Duluth Mayor Herb Bergson agrees. Bergson too, places the lack of support at Gov. Pawlenty's feet.

Herb Bergson
Duluth Mayor Herb Bergson
MPR Photo/Bob Kelleher

"Obviously I'm very disappointed," he says. "We had promises from the governor, and he didn't come through." The support, Bergson says, went instead to big stadium projects.

"I was singing the praises of the governor for pledging to us that this was going to happen, and it didn't," the mayor says. "They were doing cartwheels down there to see the Twins stadium and the Gopher stadium passed. They spent almost $800 million on those two projects, and they couldn't find $28 million for an expansion of the DECC in Duluth, and I'm gravely disappointed."

But Gov. Pawlenty's press secretary Brian McClung says it was the governor, not the Democrats who brought the proposal to the Legislature in the first place.

"Gov. Pawlenty offered $34 million in his bonding recommendation for the DECC. Senate Democrats offered zero dollars," McClung says. "So if Senate Democrats are going to look for someone to blame they only need look in the mirror, when they try to figure out why the DECC did not receive funding in this legislative session."

And, McClung says, the governor offered repeatedly to fund the DECC with money left over from the tax conference committee, but that Democrats turned the offer down.

Republican House Speaker Steve Sviggum also says it was Democrats that dropped the project.

"I think we should have done the DECC," Sviggum says. "I don't know how much more Republicans can do than offer it nine different times, fully fund it two times, and then in the global offer in the end to offer it again with cash out of the tax bill."

The DECC expansion may be unfunded for now, but the project's not dead, just getting more expensive, according to Dan Russell, the DECC's executive director.

"Obviously the cost of the project (is) just going to go up, so that's going to be a problem," he says. "So, you know, it's just time to start the process again. And we will be back. And we will be successful. It's not a matter of whether there's going to be a new facility to replace an aging 40-year-old-plus arena, it's just a matter of when."

Russell thinks the groundwork done this year will pay off in the future, possibly with the next bonding bill in two more years.

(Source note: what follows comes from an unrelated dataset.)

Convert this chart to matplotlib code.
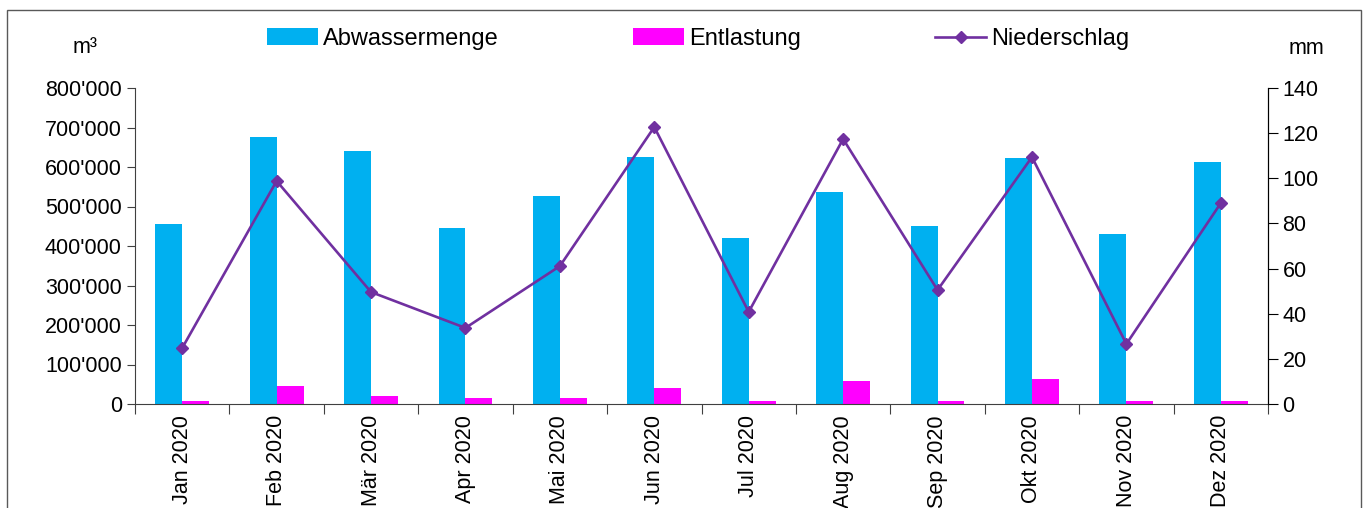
import numpy as np
import matplotlib.pyplot as plt
from matplotlib.ticker import FuncFormatter, FixedLocator
from matplotlib.patches import Rectangle

plt.rcParams['font.family'] = ['Liberation Sans', 'DejaVu Sans']

# data
months = ["Jan 2020", "Feb 2020", "Mär 2020", "Apr 2020", "Mai 2020", "Jun 2020",
          "Jul 2020", "Aug 2020", "Sep 2020", "Okt 2020", "Nov 2020", "Dez 2020"]
abwasser = [455000, 676000, 640000, 445000, 526000, 625000,
            420000, 536000, 450000, 622000, 430000, 612000]
entlastung = [7500, 45000, 20000, 15000, 15000, 40000,
              7500, 58000, 7000, 63000, 7000, 7000]
niederschlag = [24.8, 98.8, 49.6, 33.7, 61.1, 122.7,
                40.8, 117.4, 50.5, 109.4, 26.6, 89.0]

blue = '#00B0F0'
magenta = '#FF00FF'
purple = '#7030A0'
axcol = '#404040'

fig = plt.figure(figsize=(13.65, 5.08), dpi=100)
ax = fig.add_axes([135/1365, 1 - 404/508, (1268-135)/1365, (404-88)/508])
ax2 = ax.twinx()

x = np.arange(len(months)) + 0.5
w = 0.285
b1 = ax.bar(x - w, abwasser, width=w, align='edge', color=blue, label='Abwassermenge', zorder=2)
b2 = ax.bar(x, entlastung, width=w, align='edge', color=magenta, label='Entlastung', zorder=2)
ln, = ax2.plot(x, niederschlag, color=purple, lw=1.9, marker='D', markersize=6.5,
               label='Niederschlag', zorder=3)

ax.set_xlim(0, 12)
ax.set_ylim(0, 800000)
ax2.set_ylim(0, 140)
ax.set_yticks(np.arange(0, 800001, 100000))
ax2.set_yticks(np.arange(0, 141, 20))
ax.yaxis.set_major_formatter(FuncFormatter(lambda v, p: f"{int(v):,}".replace(',', "'")))

# ticks at category boundaries, labels at centers
ax.xaxis.set_major_locator(FixedLocator(np.arange(0, 13)))
ax.xaxis.set_minor_locator(FixedLocator(x))
ax.set_xticklabels([''] * 13)
ax.set_xticklabels(months, minor=True, rotation=90, fontsize=15.5)
ax.tick_params(axis='x', which='major', direction='out', length=7, color=axcol)
ax.tick_params(axis='x', which='minor', length=0, pad=8)
ax.tick_params(axis='y', direction='out', length=6, labelsize=15.5, color=axcol)
ax2.tick_params(axis='y', direction='out', length=7, labelsize=15.5, color='black')

for a in (ax, ax2):
    a.spines['top'].set_visible(False)
ax.spines['left'].set_color(axcol)
ax.spines['bottom'].set_color(axcol)
ax2.spines['left'].set_visible(False)
ax2.spines['bottom'].set_visible(False)
ax2.spines['right'].set_color('black')

fig.text(85/1365, 1 - 47/508, 'm³', fontsize=15.5, ha='center', va='center')
fig.text(1306/1365, 1 - 48/508, 'mm', fontsize=15.5, ha='center', va='center')

fig.legend(handles=[b1, b2, ln], loc='center left', bbox_to_anchor=(267/1365, 1 - 39/508),
           ncol=3, frameon=False, fontsize=17, handlelength=2.16, handletextpad=0.2,
           columnspacing=5.7, borderpad=0, borderaxespad=0)

# outer chart border
fig.patches.append(Rectangle((7/1365, -0.1), (1361-7)/1365, 1.1 - 10/508,
                             transform=fig.transFigure, fill=False, edgecolor='#595959', lw=1))

fig.savefig('out.png', dpi=100)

"I think that we really had a strong effort down there. I think we provided a lot of great information. People certainly know about the project. And to be honest with you, nobody, during the whole legislative session, ever questioned the need for the project."

Russell wouldn't lay the blame with the governor, or anyone else. Instead, he says, he needs to focus on making the expansion happen when it comes up again in two years - or, he says, sooner.